Your task is to print all of the data word for word.
>>>>>
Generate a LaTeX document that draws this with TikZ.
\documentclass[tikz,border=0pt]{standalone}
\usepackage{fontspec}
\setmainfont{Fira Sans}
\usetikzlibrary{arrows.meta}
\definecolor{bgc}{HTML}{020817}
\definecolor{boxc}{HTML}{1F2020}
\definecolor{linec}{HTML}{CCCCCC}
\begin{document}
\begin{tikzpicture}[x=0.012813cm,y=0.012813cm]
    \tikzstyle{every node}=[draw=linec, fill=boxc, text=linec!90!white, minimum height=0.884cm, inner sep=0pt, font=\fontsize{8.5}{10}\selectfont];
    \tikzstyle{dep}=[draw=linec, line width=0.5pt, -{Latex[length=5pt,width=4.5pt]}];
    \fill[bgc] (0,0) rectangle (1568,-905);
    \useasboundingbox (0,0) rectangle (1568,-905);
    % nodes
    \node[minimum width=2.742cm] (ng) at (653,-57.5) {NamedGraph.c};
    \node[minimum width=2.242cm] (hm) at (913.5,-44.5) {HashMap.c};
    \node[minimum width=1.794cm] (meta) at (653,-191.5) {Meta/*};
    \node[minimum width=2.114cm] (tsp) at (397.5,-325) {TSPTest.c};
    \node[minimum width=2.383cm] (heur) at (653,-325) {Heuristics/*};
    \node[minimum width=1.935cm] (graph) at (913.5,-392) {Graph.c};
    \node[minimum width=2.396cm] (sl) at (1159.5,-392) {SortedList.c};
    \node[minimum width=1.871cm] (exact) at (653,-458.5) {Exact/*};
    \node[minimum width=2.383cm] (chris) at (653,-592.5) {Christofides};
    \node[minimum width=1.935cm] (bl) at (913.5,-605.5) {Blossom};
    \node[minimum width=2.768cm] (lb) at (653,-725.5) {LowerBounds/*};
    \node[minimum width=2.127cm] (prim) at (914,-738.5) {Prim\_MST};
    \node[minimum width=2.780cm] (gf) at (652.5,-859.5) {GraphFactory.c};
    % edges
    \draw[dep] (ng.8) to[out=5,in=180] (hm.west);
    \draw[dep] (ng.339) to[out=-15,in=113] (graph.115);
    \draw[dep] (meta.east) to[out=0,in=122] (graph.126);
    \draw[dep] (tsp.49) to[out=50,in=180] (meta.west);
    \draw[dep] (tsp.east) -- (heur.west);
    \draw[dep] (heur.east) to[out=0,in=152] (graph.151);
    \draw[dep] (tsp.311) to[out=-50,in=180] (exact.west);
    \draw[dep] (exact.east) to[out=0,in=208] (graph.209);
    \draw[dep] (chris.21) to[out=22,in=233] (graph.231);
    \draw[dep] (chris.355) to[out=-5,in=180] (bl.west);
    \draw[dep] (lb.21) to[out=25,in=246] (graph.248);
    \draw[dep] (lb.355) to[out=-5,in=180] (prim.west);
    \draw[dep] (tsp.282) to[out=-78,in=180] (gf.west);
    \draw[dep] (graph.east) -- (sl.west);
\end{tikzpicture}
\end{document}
<<<<<
Answer:
Generate a LaTeX document that draws this with TikZ.
\documentclass[tikz,border=0pt]{standalone}
\usepackage{fontspec}
\setmainfont{Fira Sans}
\usetikzlibrary{arrows.meta}
\definecolor{bgc}{HTML}{020817}
\definecolor{boxc}{HTML}{1F2020}
\definecolor{linec}{HTML}{CCCCCC}
\begin{document}
\begin{tikzpicture}[x=0.012813cm,y=0.012813cm]
    \tikzstyle{every node}=[draw=linec, fill=boxc, text=linec!90!white, minimum height=0.884cm, inner sep=0pt, font=\fontsize{8.5}{10}\selectfont];
    \tikzstyle{dep}=[draw=linec, line width=0.5pt, -{Latex[length=5pt,width=4.5pt]}];
    \fill[bgc] (0,0) rectangle (1568,-905);
    \useasboundingbox (0,0) rectangle (1568,-905);
    % nodes
    \node[minimum width=2.742cm] (ng) at (653,-57.5) {NamedGraph.c};
    \node[minimum width=2.242cm] (hm) at (913.5,-44.5) {HashMap.c};
    \node[minimum width=1.794cm] (meta) at (653,-191.5) {Meta/*};
    \node[minimum width=2.114cm] (tsp) at (397.5,-325) {TSPTest.c};
    \node[minimum width=2.383cm] (heur) at (653,-325) {Heuristics/*};
    \node[minimum width=1.935cm] (graph) at (913.5,-392) {Graph.c};
    \node[minimum width=2.396cm] (sl) at (1159.5,-392) {SortedList.c};
    \node[minimum width=1.871cm] (exact) at (653,-458.5) {Exact/*};
    \node[minimum width=2.383cm] (chris) at (653,-592.5) {Christofides};
    \node[minimum width=1.935cm] (bl) at (913.5,-605.5) {Blossom};
    \node[minimum width=2.768cm] (lb) at (653,-725.5) {LowerBounds/*};
    \node[minimum width=2.127cm] (prim) at (914,-738.5) {Prim\_MST};
    \node[minimum width=2.780cm] (gf) at (652.5,-859.5) {GraphFactory.c};
    % edges
    \draw[dep] (ng.8) to[out=5,in=180] (hm.west);
    \draw[dep] (ng.339) to[out=-15,in=113] (graph.115);
    \draw[dep] (meta.east) to[out=0,in=122] (graph.126);
    \draw[dep] (tsp.49) to[out=50,in=180] (meta.west);
    \draw[dep] (tsp.east) -- (heur.west);
    \draw[dep] (heur.east) to[out=0,in=152] (graph.151);
    \draw[dep] (tsp.311) to[out=-50,in=180] (exact.west);
    \draw[dep] (exact.east) to[out=0,in=208] (graph.209);
    \draw[dep] (chris.21) to[out=22,in=233] (graph.231);
    \draw[dep] (chris.355) to[out=-5,in=180] (bl.west);
    \draw[dep] (lb.21) to[out=25,in=246] (graph.248);
    \draw[dep] (lb.355) to[out=-5,in=180] (prim.west);
    \draw[dep] (tsp.282) to[out=-78,in=180] (gf.west);
    \draw[dep] (graph.east) -- (sl.west);
\end{tikzpicture}
\end{document}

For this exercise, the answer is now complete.